When Google rolled AI Overviews out of Labs and into the live SERP in May 2024, every freelancer with a service page felt the floor move. Two years later we can measure what actually happened: Semrush's January 2026 AI Overview tracker shows AIOs appear on 18.7 percent of US desktop searches and 84 percent of informational queries (Semrush, AI Overviews Study). Ahrefs ran the same study on a different sample and clocked 13.14 percent on average across all queries with informational categories above 50 percent (Ahrefs, AI Overviews Research).
The honest read: SEO is not dead, but the type of SEO that worked for a freelance service business — write a blog post answering "what is X," rank, collect leads — has narrowed dramatically. The clicks that used to land on those blog posts now land on the AI Overview itself, with citations to the underlying sources but a much smaller fraction of the audience clicking through.
The freelancers still earning traffic from organic in 2026 have shifted weight away from broad informational content and onto three things: decision-stage service pages, schema-rich case studies, and content built to BE cited by AI Overviews rather than to capture clicks before the AIO renders.

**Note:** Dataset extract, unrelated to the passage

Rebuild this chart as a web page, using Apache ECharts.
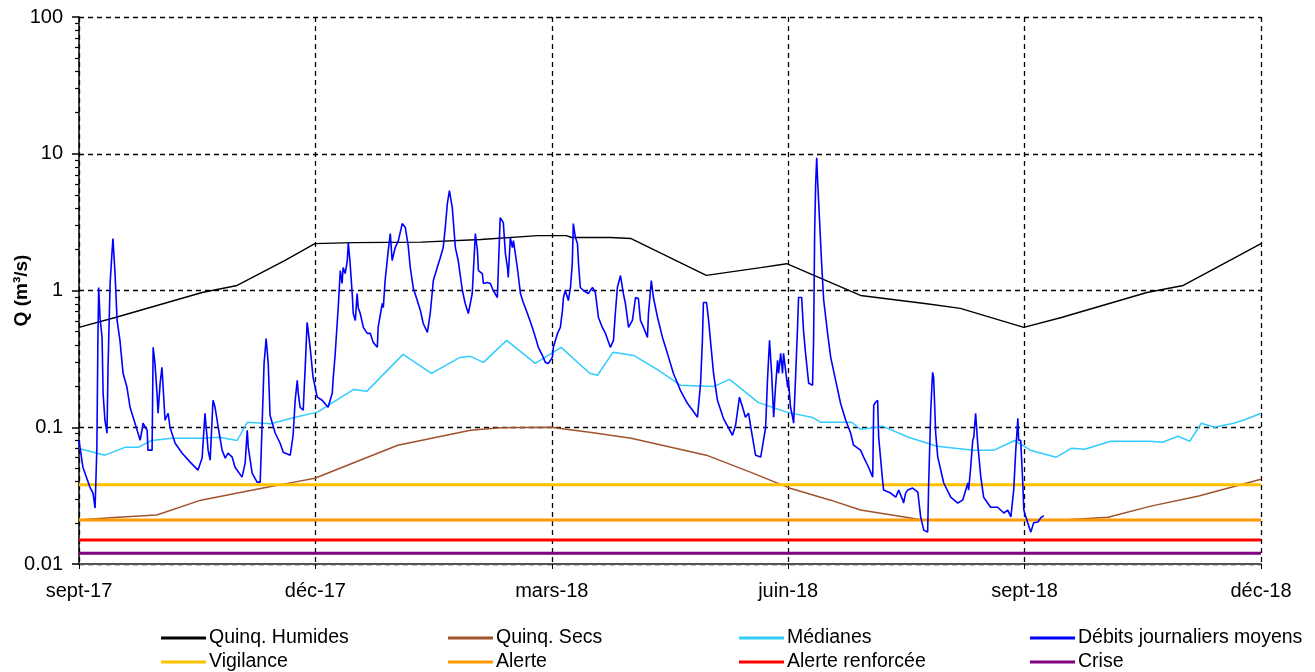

The traffic shape has changed, not collapsed
Two numbers to anchor: Sparktoro's clickstream data from late 2024 found that 58.5 percent of US Google searches end in zero clicks — the searcher reads the AIO, the featured snippet, or the People Also Ask block and leaves (Sparktoro, 2024 Zero-Click Search Study). On informational queries that number is materially higher. On commercial-intent queries with buyer signals (the kind a freelancer's prospect is running before hiring) the click-through rate is much better preserved — the AIO appears less often, and when it does, it tends to be a feature comparison or pricing snapshot that drives the searcher down the page to compare specific providers.